Self-Control

We have arrived at the last topic of the virtues I have labeled as outcomes. The manager in me regards outcomes as the changes in thinking and beliefs, which alter our future actions. The spiritual; zealot in me has absconded with a New Testament passage written by the Apostle Paul to a small group of fledgling believers to help them understand what changes should be evident in light of their choice to abandon what we now call their pagan beliefs. There are nine: love, joy, peace, patience, goodness, kindness, faithfulness, gentleness, and self-control.

The Greek word the great apostle absconded with to enliven his readers’ imaginations was used in a purely secular manner by the Greeks to indicate the discipline of an athlete. While Paul certainly meant his concept of self-control to be about something other than the rigors of physical training, the commonality we should consider is the necessity of self-denial. Athletes in training, as we see them today, alter their entire lifestyle as they submit to a routine of vigorous training to develop greater strength and dexterity to perform at their best. This leaves me at a loss to boast of any accolades for my own spiritual prowess.

As I wrote last week, I am on a lengthy road trip with a friend, who needs a trained guide dog to navigate the day-to-day challenges of a life less lived. We have meandered our way through six states and nearly the full breadth of American history as we have made stops to sample the lives and times of our various predecessors still on display thanks to the efforts of those who maintain our priceless heritage. Of course anyone who is familiar with my own career path as a museum administrator will safely assume that I am orchestrating the stops we make as part of my therapy program for my traveling companion.

The downside of this adventure is that it has left me little time for writing. This accounts for the brevity of this message and the tardiness of getting it posted. Sadly I am not providing a favorable example of self-control.
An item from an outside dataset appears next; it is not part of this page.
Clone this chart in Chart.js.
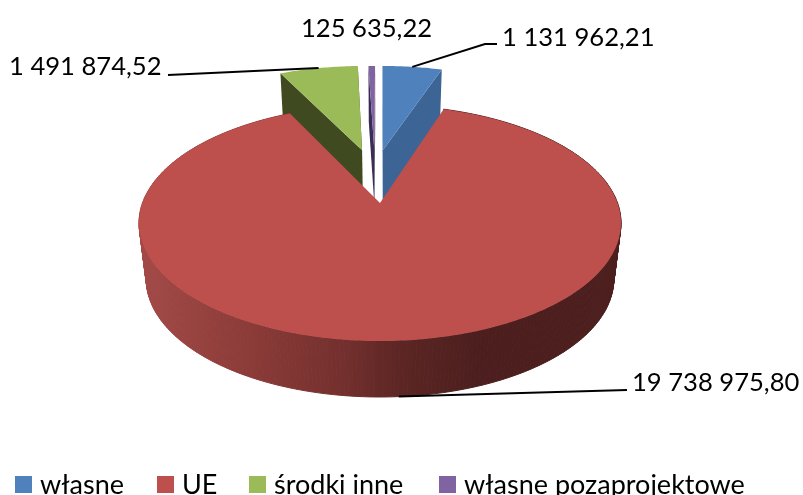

Instead I would like to defer back to last week’s message about gentleness and say that I have had more success with that outcome than I have with number nine in the sequence.

I am also going to make a deft maneuver and rely on a message written last year about temperance since some versions of Paul’s list of outcomes use this word instead of self-control. Then I was relying on the Latin word temperantia used by Cicero to translate Plato’s use of the Greek word sophrosyne to indicate the virtue ofmoderation. Admittedly this is not the same as Paul’s admonition towards the beyond normal demands to which an athlete submits. But I am desperate to add some content of value before I close and head off to our next destination and this is the best I can do.

What Cicero and Plato were after was moderation in our basic appetite for food, drink, and sex. Self-denial is the discipline they have in common with Paul. And while the good apostle expressed other thoughts on reining in our dependence on delicacies of various types to satisfy these three appetites, his admonition was meant to direct us towards something more. There are few in my estimation who can honestly do this concept justice as evidenced by the behaviors we see that make the demanding scrutiny of the social media. This means I am in large company when considering my spiritual deficiencies.